+++ MATERIAL FOR THIS TASK +++
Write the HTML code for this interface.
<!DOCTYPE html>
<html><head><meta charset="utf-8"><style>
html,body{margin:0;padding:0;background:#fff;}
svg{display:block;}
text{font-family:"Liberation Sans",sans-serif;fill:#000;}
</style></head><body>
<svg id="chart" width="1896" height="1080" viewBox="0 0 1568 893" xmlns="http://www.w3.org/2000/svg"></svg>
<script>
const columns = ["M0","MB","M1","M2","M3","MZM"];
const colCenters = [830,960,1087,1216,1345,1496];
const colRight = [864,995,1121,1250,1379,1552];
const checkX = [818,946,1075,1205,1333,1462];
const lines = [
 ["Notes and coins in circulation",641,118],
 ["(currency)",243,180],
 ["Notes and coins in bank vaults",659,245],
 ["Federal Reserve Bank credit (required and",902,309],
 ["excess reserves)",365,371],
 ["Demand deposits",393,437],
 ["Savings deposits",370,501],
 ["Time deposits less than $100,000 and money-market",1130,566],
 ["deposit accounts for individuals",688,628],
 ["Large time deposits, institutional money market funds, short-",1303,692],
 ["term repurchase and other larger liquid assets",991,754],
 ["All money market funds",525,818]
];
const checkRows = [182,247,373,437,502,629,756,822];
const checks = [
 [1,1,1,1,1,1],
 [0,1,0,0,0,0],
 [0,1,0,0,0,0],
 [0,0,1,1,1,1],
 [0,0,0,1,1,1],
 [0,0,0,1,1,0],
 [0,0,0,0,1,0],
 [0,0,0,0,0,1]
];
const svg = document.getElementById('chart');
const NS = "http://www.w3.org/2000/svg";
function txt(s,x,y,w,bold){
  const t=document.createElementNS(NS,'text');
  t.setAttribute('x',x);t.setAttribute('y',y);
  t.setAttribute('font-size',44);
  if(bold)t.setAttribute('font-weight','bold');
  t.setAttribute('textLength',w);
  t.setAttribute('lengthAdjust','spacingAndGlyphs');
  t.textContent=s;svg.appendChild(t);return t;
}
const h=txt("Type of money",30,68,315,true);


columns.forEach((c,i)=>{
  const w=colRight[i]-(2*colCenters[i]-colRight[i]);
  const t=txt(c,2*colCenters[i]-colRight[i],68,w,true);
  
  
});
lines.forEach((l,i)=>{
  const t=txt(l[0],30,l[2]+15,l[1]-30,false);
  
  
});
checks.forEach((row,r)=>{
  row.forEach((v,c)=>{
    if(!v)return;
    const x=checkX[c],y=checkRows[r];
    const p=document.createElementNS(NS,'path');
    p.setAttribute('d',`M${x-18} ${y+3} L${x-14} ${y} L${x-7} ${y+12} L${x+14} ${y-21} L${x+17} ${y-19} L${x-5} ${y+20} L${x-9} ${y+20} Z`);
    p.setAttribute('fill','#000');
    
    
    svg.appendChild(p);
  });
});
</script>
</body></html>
+++
+++ MATERIAL FOR THIS TASK +++
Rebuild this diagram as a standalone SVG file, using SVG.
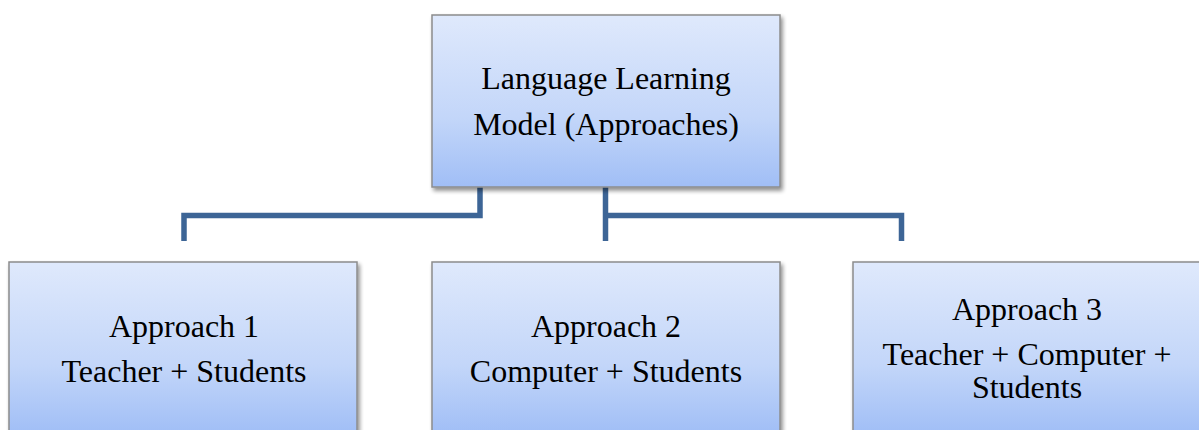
+++
+++ MATERIAL FOR THIS TASK +++
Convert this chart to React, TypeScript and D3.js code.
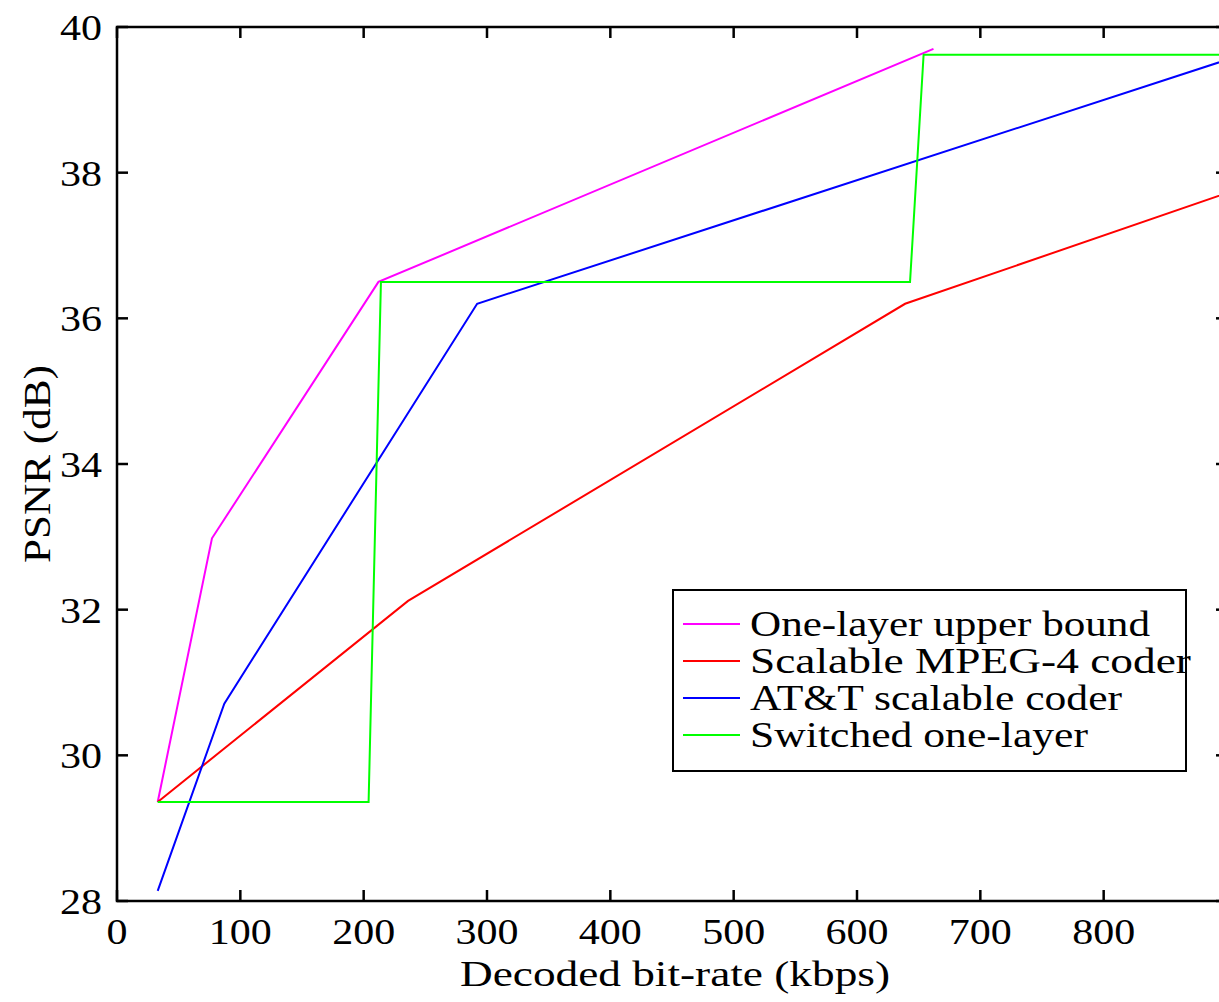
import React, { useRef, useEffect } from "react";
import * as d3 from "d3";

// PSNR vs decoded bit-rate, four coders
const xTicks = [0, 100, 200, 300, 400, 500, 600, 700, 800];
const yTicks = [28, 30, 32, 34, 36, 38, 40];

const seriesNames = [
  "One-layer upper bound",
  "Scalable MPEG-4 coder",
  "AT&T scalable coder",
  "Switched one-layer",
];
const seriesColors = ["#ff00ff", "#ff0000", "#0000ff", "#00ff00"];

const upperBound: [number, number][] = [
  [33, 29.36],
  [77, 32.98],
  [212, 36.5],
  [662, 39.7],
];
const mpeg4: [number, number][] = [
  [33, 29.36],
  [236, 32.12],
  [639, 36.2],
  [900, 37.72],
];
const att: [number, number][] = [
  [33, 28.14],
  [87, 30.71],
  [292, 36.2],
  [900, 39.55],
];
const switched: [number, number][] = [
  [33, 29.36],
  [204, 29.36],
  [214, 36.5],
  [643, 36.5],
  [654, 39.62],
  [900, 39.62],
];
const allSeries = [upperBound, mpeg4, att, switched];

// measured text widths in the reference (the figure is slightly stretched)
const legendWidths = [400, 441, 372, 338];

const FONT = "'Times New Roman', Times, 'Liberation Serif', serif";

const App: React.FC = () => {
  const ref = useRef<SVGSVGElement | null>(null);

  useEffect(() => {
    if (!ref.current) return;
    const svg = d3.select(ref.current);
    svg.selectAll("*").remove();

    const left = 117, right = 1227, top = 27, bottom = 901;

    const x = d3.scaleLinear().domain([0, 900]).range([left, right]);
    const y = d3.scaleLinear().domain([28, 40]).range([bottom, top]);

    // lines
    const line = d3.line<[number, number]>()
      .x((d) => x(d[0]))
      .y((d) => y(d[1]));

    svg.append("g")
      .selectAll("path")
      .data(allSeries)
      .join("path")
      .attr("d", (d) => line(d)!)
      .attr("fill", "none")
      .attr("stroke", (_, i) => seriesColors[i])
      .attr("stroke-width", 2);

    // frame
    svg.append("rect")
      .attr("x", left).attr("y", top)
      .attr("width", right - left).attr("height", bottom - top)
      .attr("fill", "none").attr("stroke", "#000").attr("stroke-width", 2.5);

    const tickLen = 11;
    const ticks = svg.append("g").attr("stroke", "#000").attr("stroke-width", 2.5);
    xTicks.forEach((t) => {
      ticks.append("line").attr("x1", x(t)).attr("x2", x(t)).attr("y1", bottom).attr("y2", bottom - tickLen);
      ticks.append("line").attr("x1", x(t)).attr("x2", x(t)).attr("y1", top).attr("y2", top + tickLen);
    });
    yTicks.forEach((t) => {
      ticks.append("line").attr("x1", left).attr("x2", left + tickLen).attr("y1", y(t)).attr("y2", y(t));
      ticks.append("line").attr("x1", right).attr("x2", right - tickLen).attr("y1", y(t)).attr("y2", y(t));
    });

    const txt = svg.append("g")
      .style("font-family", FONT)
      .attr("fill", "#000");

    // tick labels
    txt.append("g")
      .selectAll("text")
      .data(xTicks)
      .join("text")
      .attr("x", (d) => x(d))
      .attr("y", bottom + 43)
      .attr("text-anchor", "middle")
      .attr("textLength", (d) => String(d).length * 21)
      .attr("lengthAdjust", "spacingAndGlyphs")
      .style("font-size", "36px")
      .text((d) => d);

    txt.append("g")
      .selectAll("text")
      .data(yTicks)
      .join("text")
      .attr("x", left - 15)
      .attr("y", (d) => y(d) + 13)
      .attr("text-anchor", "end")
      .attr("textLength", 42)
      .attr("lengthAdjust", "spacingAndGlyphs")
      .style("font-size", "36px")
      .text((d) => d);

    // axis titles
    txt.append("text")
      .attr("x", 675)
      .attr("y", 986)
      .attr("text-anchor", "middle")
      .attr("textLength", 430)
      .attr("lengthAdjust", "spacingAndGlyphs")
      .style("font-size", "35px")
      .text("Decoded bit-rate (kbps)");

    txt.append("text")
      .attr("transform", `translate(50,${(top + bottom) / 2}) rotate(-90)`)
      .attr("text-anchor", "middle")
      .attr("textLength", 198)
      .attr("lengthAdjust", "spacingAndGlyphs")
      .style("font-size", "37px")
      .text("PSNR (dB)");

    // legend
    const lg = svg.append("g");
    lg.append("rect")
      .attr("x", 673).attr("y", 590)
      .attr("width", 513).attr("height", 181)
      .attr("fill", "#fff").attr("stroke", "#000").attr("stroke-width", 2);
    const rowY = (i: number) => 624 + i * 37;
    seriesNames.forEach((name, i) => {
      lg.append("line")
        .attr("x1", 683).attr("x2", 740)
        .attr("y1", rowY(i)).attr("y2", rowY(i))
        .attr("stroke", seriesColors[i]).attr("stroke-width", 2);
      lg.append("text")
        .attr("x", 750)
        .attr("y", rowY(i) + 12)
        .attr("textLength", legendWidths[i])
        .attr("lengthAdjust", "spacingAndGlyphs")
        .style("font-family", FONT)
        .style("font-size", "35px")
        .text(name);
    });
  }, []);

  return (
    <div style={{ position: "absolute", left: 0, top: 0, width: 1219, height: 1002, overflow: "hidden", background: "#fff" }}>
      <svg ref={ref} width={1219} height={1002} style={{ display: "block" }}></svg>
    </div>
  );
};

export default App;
+++
TASK TO COMPLETE » Repeat, with no pictures, exactly the lines from the one containing "Convert this chart" through the one containing "const yTicks = [28, 30, 32, 34, 36, 38, 40];", the first and last included.

EXERCISE OUTPUT »
Convert this chart to React, TypeScript and D3.js code.
import React, { useRef, useEffect } from "react";
import * as d3 from "d3";

// PSNR vs decoded bit-rate, four coders
const xTicks = [0, 100, 200, 300, 400, 500, 600, 700, 800];
const yTicks = [28, 30, 32, 34, 36, 38, 40];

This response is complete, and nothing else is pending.